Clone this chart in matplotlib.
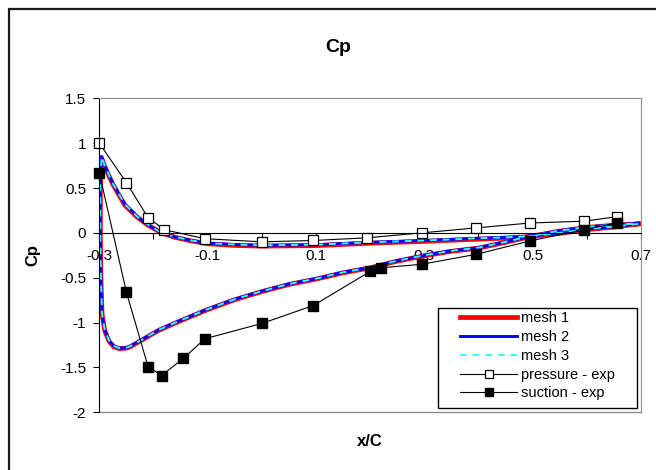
import numpy as np
import matplotlib
matplotlib.use("Agg")
import matplotlib.pyplot as plt
from matplotlib.patches import Rectangle

plt.rcParams['font.family'] = ['Liberation Sans', 'DejaVu Sans']

# CFD loop: upper branch from trailing edge to leading edge, then lower branch back
mesh_x = [0.695, 0.65, 0.6, 0.55, 0.5, 0.45, 0.4, 0.3, 0.2, 0.1, 0.0, -0.05, -0.1,
          -0.13, -0.16, -0.185, -0.21, -0.23, -0.253, -0.275, -0.29, -0.296,
          -0.298, -0.298, -0.297, -0.295, -0.29, -0.282, -0.273, -0.263, -0.25,
          -0.243, -0.22, -0.19, -0.15, -0.1, -0.05, 0.0, 0.05, 0.1, 0.15, 0.2,
          0.25, 0.3, 0.35, 0.4, 0.45, 0.5, 0.55, 0.6, 0.65, 0.695]
mesh2_y = [0.10, 0.07, 0.04, 0.0, -0.035, -0.05, -0.06, -0.085, -0.105, -0.132,
           -0.138, -0.13, -0.115, -0.085, -0.045, 0.0, 0.09, 0.18, 0.32, 0.55,
           0.75, 0.85,
           0.5, 0.0, -0.5, -0.9, -1.08, -1.2, -1.26, -1.285, -1.28,
           -1.265, -1.186, -1.08, -0.975, -0.85, -0.74, -0.65, -0.57, -0.51,
           -0.44, -0.385, -0.31, -0.25, -0.2, -0.165, -0.1, -0.03, 0.025, 0.065,
           0.09, 0.105]
mesh1_y = [0.10, 0.065, 0.035, -0.005, -0.04, -0.058, -0.07, -0.095, -0.115, -0.142,
           -0.148, -0.14, -0.122, -0.09, -0.05, 0.0, 0.085, 0.175, 0.31, 0.54,
           0.74, 0.84,
           0.5, 0.0, -0.5, -0.9, -1.09, -1.21, -1.27, -1.29, -1.285,
           -1.27, -1.19, -1.085, -0.98, -0.855, -0.745, -0.655, -0.575, -0.515,
           -0.445, -0.39, -0.315, -0.255, -0.205, -0.17, -0.105, -0.035, 0.02, 0.06,
           0.085, 0.10]
mesh3_y = mesh2_y

pressure_x = [-0.3, -0.25, -0.21, -0.18, -0.105, 0.0, 0.095, 0.195, 0.295, 0.395,
              0.495, 0.595, 0.655]
pressure_y = [1.0, 0.56, 0.17, 0.035, -0.065, -0.10, -0.085, -0.055, 0.0, 0.055,
              0.11, 0.13, 0.18]

suction_x = [-0.3, -0.25, -0.21, -0.185, -0.145, -0.105, 0.0, 0.095, 0.2, 0.22,
             0.295, 0.395, 0.495, 0.595, 0.655]
suction_y = [0.67, -0.66, -1.49, -1.59, -1.40, -1.18, -1.01, -0.81, -0.43, -0.39,
             -0.35, -0.24, -0.09, 0.035, 0.11]

xtick_vals = [-0.3, -0.2, -0.1, 0.0, 0.1, 0.2, 0.3, 0.4, 0.5, 0.6, 0.7]
xtick_labels = ['-0.3', '', '-0.1', '', '0.1', '', '0.3', '', '0.5', '', '0.7']
ytick_vals = [1.5, 1, 0.5, 0, -0.5, -1, -1.5, -2]
ytick_labels = ['1.5', '1', '0.5', '0', '-0.5', '-1', '-1.5', '-2']

fig = plt.figure(figsize=(6.56, 4.70), dpi=100)
ax = fig.add_axes([99.3/656, 1 - 412.3/470, 541.7/656, 314/470])

ax.plot(mesh_x, mesh1_y, color='#ff0000', lw=3.4, label='mesh 1')
ax.plot(mesh_x, mesh2_y, color='#0000ff', lw=2.1, label='mesh 2')
ax.plot(mesh_x, mesh3_y, color='#33ffff', lw=1.4, dashes=(3.5, 3), label='mesh 3')
ax.plot(pressure_x, pressure_y, color='black', lw=0.8, marker='s', ms=6.5,
        mfc='white', mec='black', mew=0.9, label='pressure - exp', clip_on=False)
ax.plot(suction_x, suction_y, color='black', lw=0.8, marker='s', ms=6.5,
        mfc='black', mec='black', label='suction - exp', clip_on=False)

ax.set_xlim(-0.3, 0.7)
ax.set_ylim(-2, 1.5)

ax.spines['bottom'].set_position(('data', 0))
ax.spines['bottom'].set_color('black')
ax.spines['left'].set_color('black')
for s in ['top', 'right']:
    ax.spines[s].set_color('#8c8c8c')
ax.axhline(-2, color='#8c8c8c', lw=1.0, clip_on=False, zorder=2.5)

ax.set_xticks(xtick_vals)
ax.set_xticklabels(xtick_labels)
ax.set_yticks(ytick_vals)
ax.set_yticklabels(ytick_labels)
ax.tick_params(axis='x', direction='out', length=4, pad=7.5, labelsize=11)
ax.tick_params(axis='y', direction='out', length=4.5, pad=5, labelsize=11)

fig.text(338/656, 1 - 47/470, 'Cp', ha='center', va='center',
         fontsize=14, fontweight='bold')
fig.text(370/656, 1 - 441/470, 'x/C', ha='center', va='center',
         fontsize=12, fontweight='bold')
fig.text(33/656, 1 - 255/470, 'Cp', ha='center', va='center', rotation=90,
         fontsize=12, fontweight='bold')

leg = ax.legend(loc='upper left', bbox_to_anchor=(0.666, 0.322), frameon=False,
                borderpad=0, borderaxespad=0, handlelength=3.9, handletextpad=0.3,
                labelspacing=0.33, fontsize=10.5, markerscale=0.8)
ax.add_patch(Rectangle((0.626, 0.0127), 0.367, 0.3185, transform=ax.transAxes,
                       fill=False, edgecolor='black', lw=1.0, zorder=5, clip_on=False))

# chart area border, cut off at right and bottom like the reference
fig.add_artist(Rectangle((9/656, -0.1), 1.2, 1.1 - 9/470, transform=fig.transFigure,
                         fill=False, edgecolor='#1a1a1a', lw=1.6))

fig.savefig('out.png', dpi=100, facecolor='white')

- WRITTEN INSTRUCTION:
Return the material line for line, from its beginning to the line that contains "plt.rcParams['font.family'] = ['Liberation", with the pictures left out.

- THE RESULT:
Clone this chart in matplotlib.
import numpy as np
import matplotlib
matplotlib.use("Agg")
import matplotlib.pyplot as plt
from matplotlib.patches import Rectangle

plt.rcParams['font.family'] = ['Liberation Sans', 'DejaVu Sans']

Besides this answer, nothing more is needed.